Home offices often have the cleanest walls and the best light for art. If you’re on video calls, hang your posters slightly higher than you think so they sit in-frame. A neat row of cohesive prints reads well on camera.

Dorms and shared spaces are high-rotation environments. If you swap posters often, go for a rail system, magnetic hangers, or a frame-and-strip approach so you aren’t constantly touching the poster edges.

Common damage problems (and what to do instead)

If paint peels when you remove adhesive, it usually means the paint bond was weak or the removal angle was wrong. Next time, test first and remove slowly by stretching downward, not pulling out.

If you see oily stains, it’s typically from putty or certain tapes on porous paint. Use cleaner removable squares, or isolate the adhesive from the wall with a backing layer.

If your poster tears at the corners, you’re probably sticking directly to paper and then pulling it off under tension.
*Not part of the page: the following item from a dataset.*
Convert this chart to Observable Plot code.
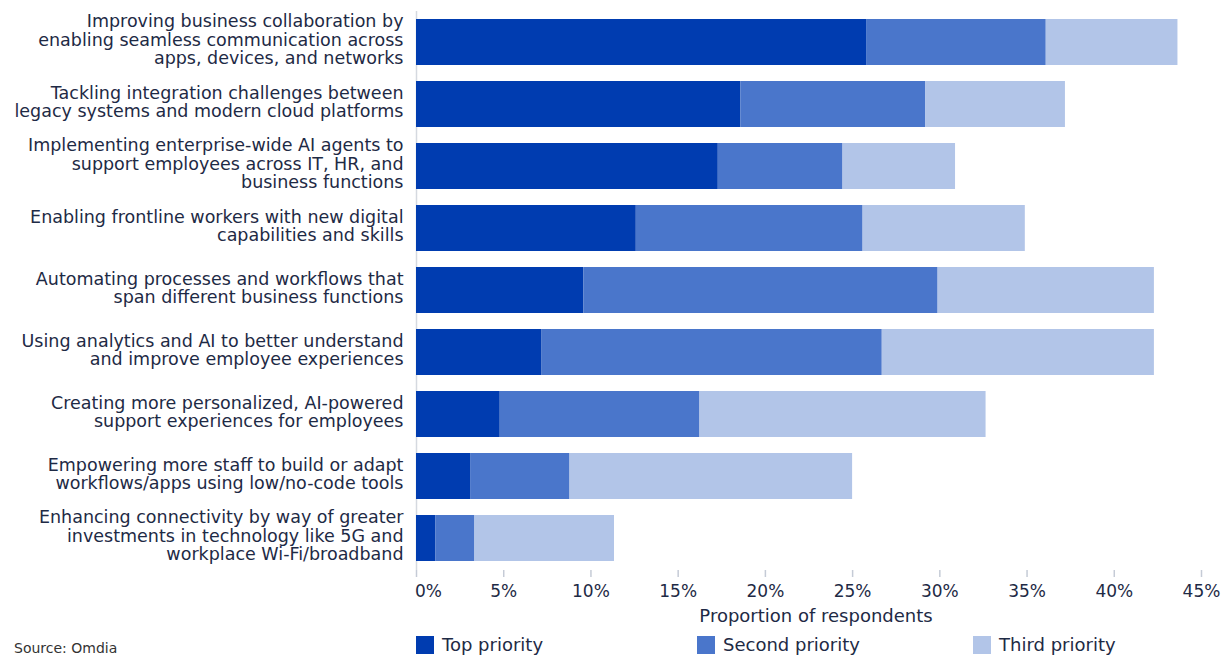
<!DOCTYPE html>
<html>
<head>
<meta charset="utf-8">
<script src="https://cdn.jsdelivr.net/npm/d3@7"></script>
<script src="https://cdn.jsdelivr.net/npm/@observablehq/plot@0.6"></script>
<style>
  html, body { margin: 0; padding: 0; background: #fff; }
  #wrap { position: relative; width: 1227px; height: 656px; overflow: hidden; font-family: "DejaVu Sans", sans-serif; color: #1e2a45; }
  #chart { position: absolute; left: 0; top: 0; }
  .legend { position: absolute; top: 635px; height: 20px; line-height: 20px; display: flex; align-items: center; font-size: 18px; }
  .legend .sw { width: 18px; height: 18px; margin-right: 8px; }
  #source { position: absolute; left: 14px; top: 641px; font-size: 14px; line-height: 15px; color: #333; }
</style>
</head>
<body>
<div id="wrap">
  <div id="chart"></div>
  <div id="legend"></div>
  <div id="source"></div>
</div>
<script>
const categories = [
  "Improving business collaboration by\nenabling seamless communication across\napps, devices, and networks",
  "Tackling integration challenges between\nlegacy systems and modern cloud platforms",
  "Implementing enterprise-wide AI agents to\nsupport employees across IT, HR, and\nbusiness functions",
  "Enabling frontline workers with new digital\ncapabilities and skills",
  "Automating processes and workflows that\nspan different business functions",
  "Using analytics and AI to better understand\nand improve employee experiences",
  "Creating more personalized, AI-powered\nsupport experiences for employees",
  "Empowering more staff to build or adapt\nworkflows/apps using low/no-code tools",
  "Enhancing connectivity by way of greater\ninvestments in technology like 5G and\nworkplace Wi-Fi/broadband"
];
const priorities = ["Top priority", "Second priority", "Third priority"];
const topPriority    = [25.8, 18.6, 17.3, 12.6, 9.6, 7.2, 4.8, 3.1, 1.1];
const secondPriority = [10.3, 10.6, 7.15, 13.0, 20.3, 19.5, 11.45, 5.7, 2.25];
const thirdPriority  = [7.55, 8.0, 6.45, 9.3, 12.4, 15.6, 16.4, 16.2, 8.0];
const colors = ["#003cb0", "#4a76cb", "#b2c5e8"];
const xTicks = [0, 5, 10, 15, 20, 25, 30, 35, 40, 45];
const xLabel = "Proportion of respondents";
const sourceText = "Source: Omdia";

const series = [topPriority, secondPriority, thirdPriority];
const data = [];
categories.forEach((c, i) => {
  priorities.forEach((p, j) => data.push({category: c, priority: p, value: series[j][i]}));
});

const textColor = "#1e2a45";
const fmt = d => d + "%";

const chart = Plot.plot({
  width: 1227,
  height: 630,
  marginLeft: 416,
  marginRight: 26,
  marginTop: 3,
  marginBottom: 60,
  style: {fontFamily: "DejaVu Sans, sans-serif", color: textColor, background: "white"},
  x: {domain: [0, 45]},
  y: {domain: categories, range: [3, 577], padding: 0.258},
  color: {domain: priorities, range: colors},
  marks: [
    Plot.ruleX([0], {stroke: "#d5d9e0", strokeWidth: 1.5, insetTop: 8}),
    Plot.barX(data, {y: "category", x: "value", fill: "priority"}),
    Plot.axisY({tickSize: 0, tickPadding: 13, dy: -2.5, fontSize: 17.5, lineHeight: 1.06, fill: textColor, label: null}),
    Plot.axisX(xTicks, {
      tickSize: 7, stroke: "#c5cbd6", strokeWidth: 1.5, tickPadding: 7, fontSize: 17, fill: textColor,
      tickFormat: d => d === 0 ? "" : fmt(d),
      label: xLabel, labelAnchor: "center", labelArrow: "none", labelOffset: 51
    }),
    Plot.axisX([0], {tickSize: 0, tickPadding: 14, fontSize: 17, fill: textColor, dx: 12, tickFormat: fmt, label: null})
  ]
});
document.getElementById("chart").appendChild(chart);
// Axis title slightly larger than tick labels and a touch right, as in the reference
chart.querySelectorAll("g[aria-label='x-axis label'] text").forEach(t => {
  t.setAttribute("font-size", "18");
  const tr = t.getAttribute("transform") || "";
  t.setAttribute("transform", tr + " translate(7,0)");
});

const legendLefts = [416, 697, 973];
const legendEl = document.getElementById("legend");
priorities.forEach((p, i) => {
  const item = document.createElement("div");
  item.className = "legend";
  item.style.left = legendLefts[i] + "px";
  const sw = document.createElement("div");
  sw.className = "sw";
  sw.style.background = colors[i];
  const t = document.createElement("span");
  t.textContent = p;
  item.appendChild(sw);
  item.appendChild(t);
  legendEl.appendChild(item);
});
document.getElementById("source").textContent = sourceText;
</script>
</body>
</html>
A frame, rails, or even a thin backing board turns the poster into something you can handle without damage.

Styling tip: damage-free can still look curated

“Renter-friendly” doesn’t have to look temporary. Consistent sizes, repeated frames, or a tight theme makes posters feel like a collection instead of a collage.

If you like to build sets, start with a small lineup that shares a visual thread - color palette, era, subject, or typography. That’s the fastest way to get a gallery-wall feel without needing perfect matching furniture. If you want prints that are easy to mix by theme (Animals, Japanese Art, Music, Bauhaus, Movie Posters, and more), you can browse curated collections at Oriel Nord and build a set that looks intentional from day one.

If you’re choosing between “more pieces” and “bigger pieces,” remember the practical trade-off: bigger posters need better support (rails or frames), while smaller prints are easier to hang with minimal adhesive and less risk.

A blank wall is optional. Damage is too. Pick a method that matches your wall and your lifestyle, hang it cleanly, and let the art do what it’s supposed to do - make the space feel like it belongs to you.